Be the inquiry, however, ever so pressing, be the demand for new and precise definition of binding terms ever so urgent, everything cannot be done at once. With the stock of those terms, whatsoever may be the extent of it, with this stock of instruments, in the penning of the proposed securities must the scribe content himself, putting them to use in the best manner he is able.

In the character of a guide to Judges, the necessity of a collection of ordinances has just been brought to view,—of ordinances in the form of ordonnances,—of an all-comprehensive collection, covering the whole field of Legislation, and putting an exclusion upon every standard of reference that is not in that exclusively adequate guide.

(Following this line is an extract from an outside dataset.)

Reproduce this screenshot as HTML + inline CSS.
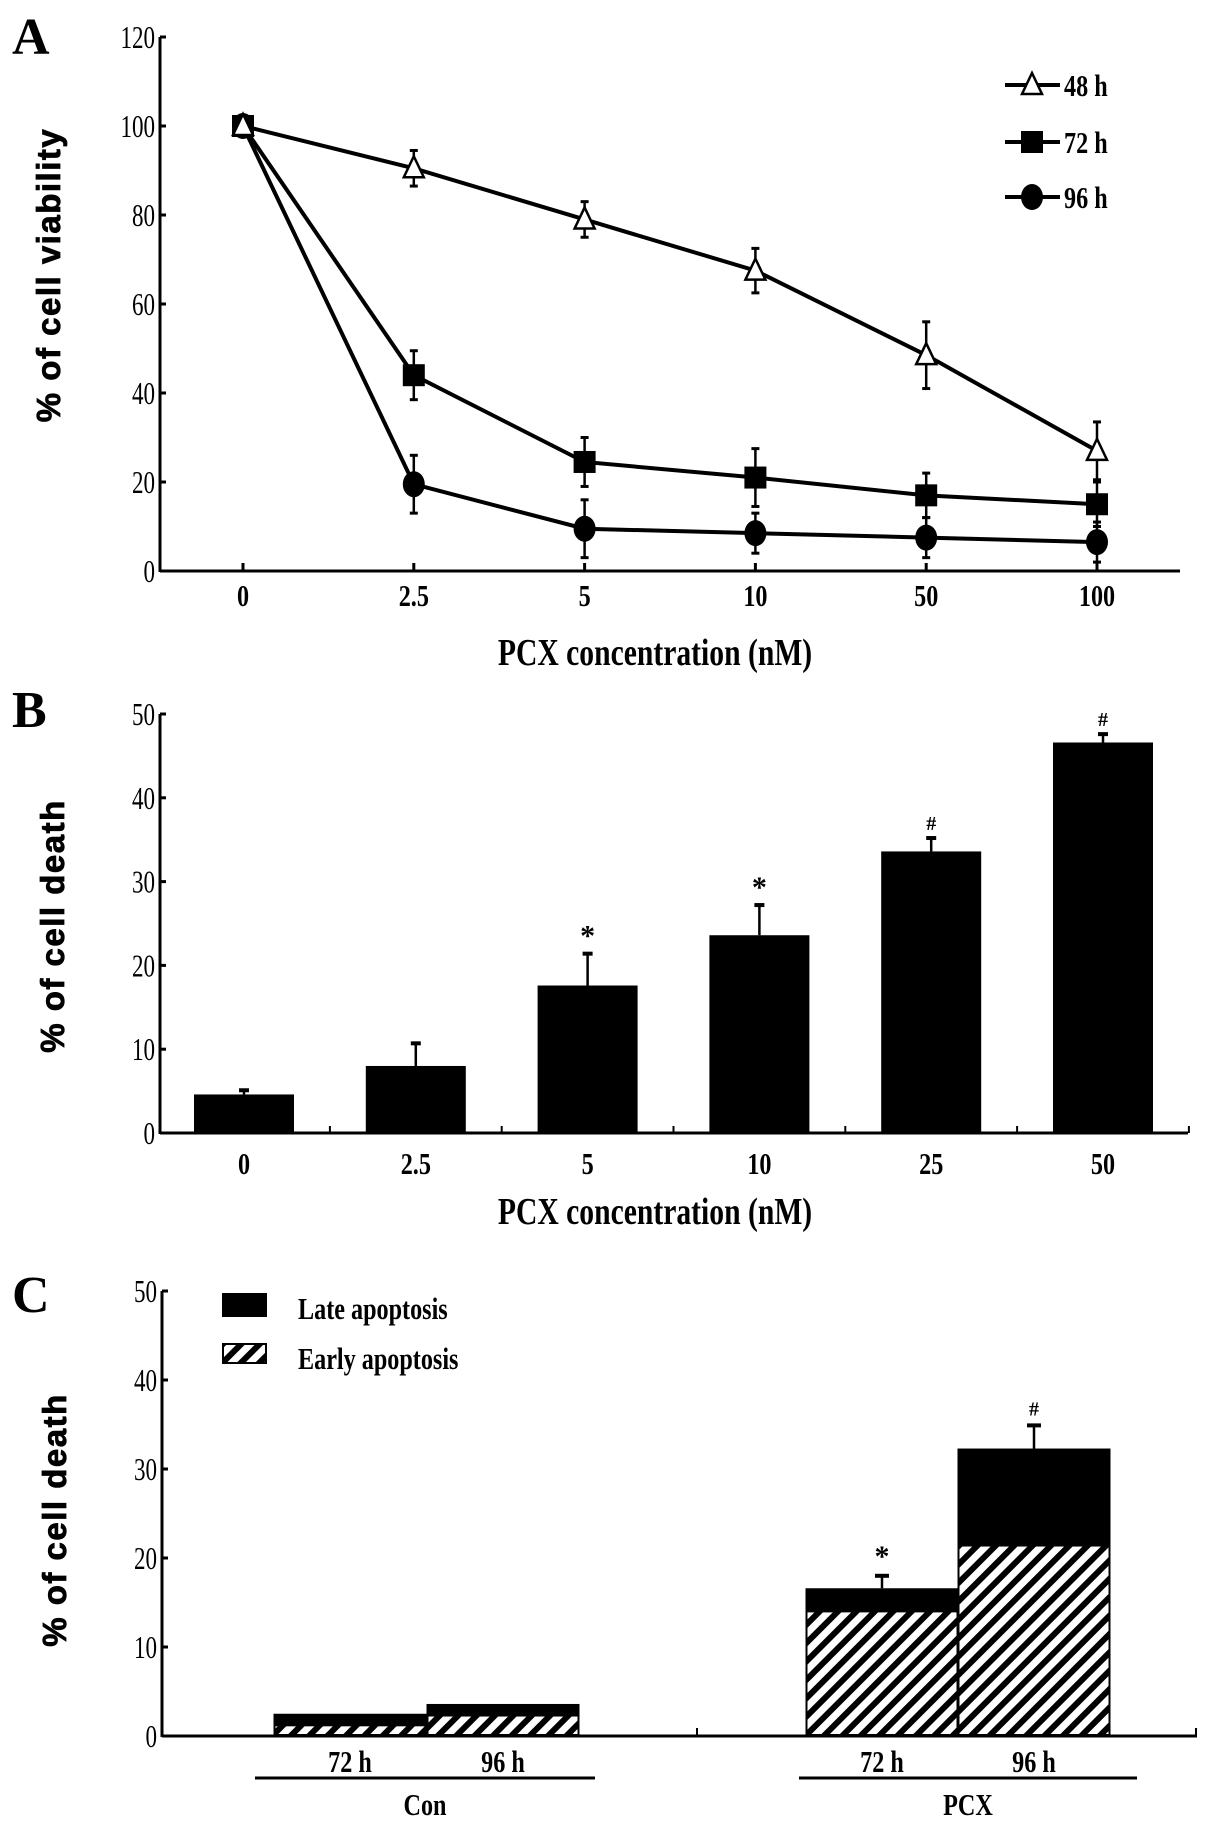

But if necessary even to the Judge,—to the functionary to whose function it belongs to decide upon the conduct of the members of the community at large, pronouncing that decision which never can be pronounced without producing suffering in some shape or other from the lowest to the highest degree,—to a party or parties on one side or the other,—how much more necessary must it not be to an individual in the situation of one who every day of his life is exposed to the danger of being party to a suit for the want of being able to have access to a document which would enable him by anticipation to preserve himself from the sufferings which otherwise cannot but await him at the hand of the Judge.

If necessary to the right termination of these afflictive processes called causes or suits at law, how much more strictly necessary are they Edition: current; Page: [575] not to the prevention of them. Without any such forewarning and trusty instructive guides, a termination in some way or other, these courses of suffering cannot but receive; but by no other means than these means of timely information can they be anticipated and prevented.

It may be matter for consideration whether to this fundamental and all-important institution of rational government, the form of a charter—the form of a declaration of rights, or the form of a contract should be given.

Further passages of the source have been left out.